Asim Bradić

Personal information
- Born: May 14, 1975 (age 51) Sarajevo, SR Bosnia and Herzegovina, SFR Yugoslavia
- Coaching career: 1999–present

Career history

Coaching
- 1999–2000: KK Bosna
- Bosnia and Herzegovina (conditioning coach)

= Asim Bradić =

Asim Bradić (born 14 May 1975 in Sarajevo) is a Bosnian-born Croatian sports scientist, strength and conditioning coach, and former basketball coach. He is an associate professor at the University of Zagreb's Faculty of Kinesiology.

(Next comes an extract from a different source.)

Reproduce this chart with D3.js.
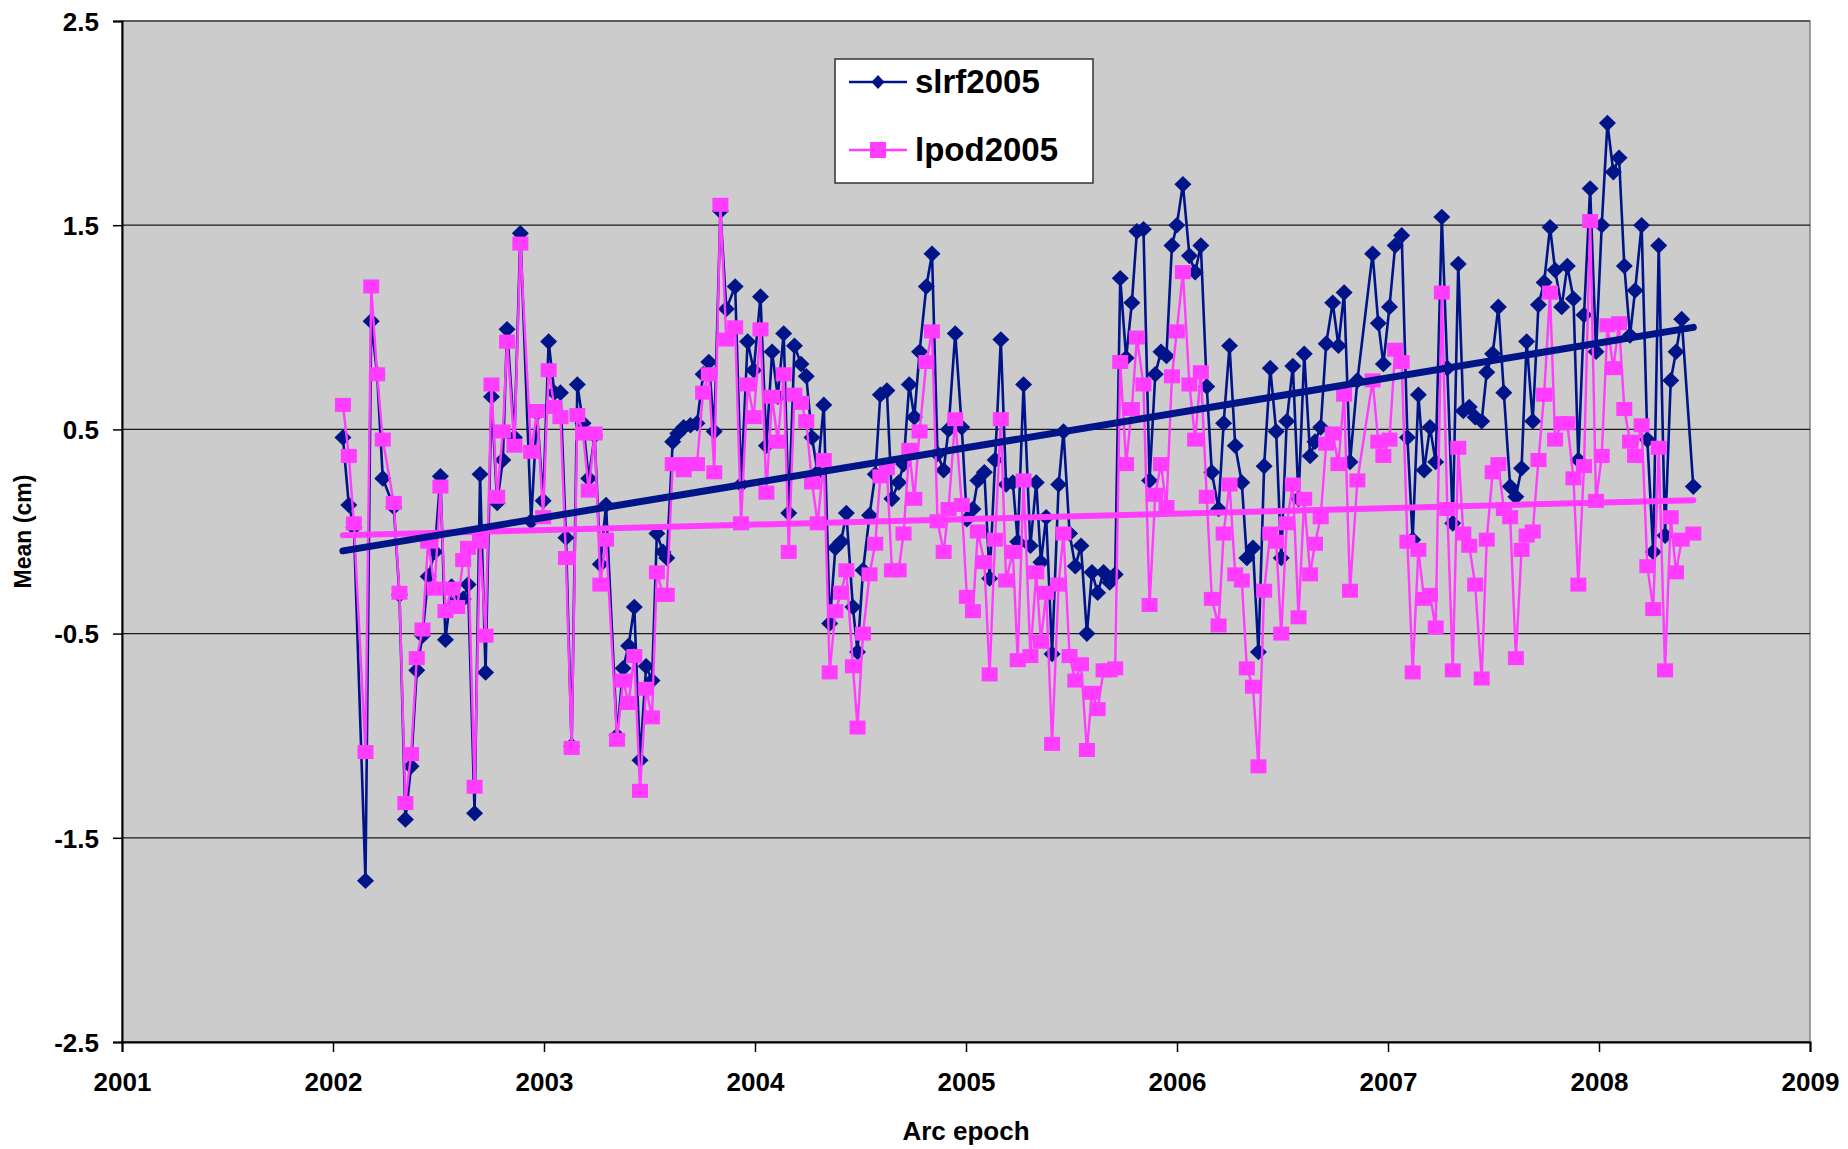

== Early life and playing career ==
Bradić grew up in Sarajevo and came through the youth ranks of KK Bosna as a player. He graduated from the Faculty of Sport and Physical Education in Sarajevo in 1999, later earning a doctorate there in 2007, and began his academic career as an assistant to Izet Rađo.

== Coaching career ==
In 1999 and 2000, Bradić served as a coach of KK Bosna, a position he has said he owed to club legend Mirza Delibašić. He later worked as a conditioning coach for the Bosnia and Herzegovina men's national basketball team.

Bradić moved into academia and sports science, working as a strength and conditioning coach and consultant across multiple sports, including basketball, football, martial arts and tennis, from 1999 onward. He obtained Croatian citizenship in the late 2000s and joined the Faculty of Kinesiology in Zagreb, where he has taught courses including "Functional Training with Load" and "Methodology of Athletes' Conditioning Preparation."

== Personal Health Model controversy ==
In September 2019, an investigation by the Croatian news outlet Index.hr reported that Bradić had marketed expensive fitness and conditioning certification courses under the name Personal Health Model (PHM), while falsely claiming the endorsement of major American strength-and-conditioning organisations, including the National Strength and Conditioning Association and Perform Better, and using their logos on course certificates without authorisation. Perform Better Europe subsequently issued a statement denying any association with Bradić or PHM.

According to Index.hr, Bradić subsequently apologised to some course participants and refunded their payments, and removed references to the American organisations from his promotional materials. Bradić declined to comment in detail at the time, stating that the matter was being handled by his lawyers.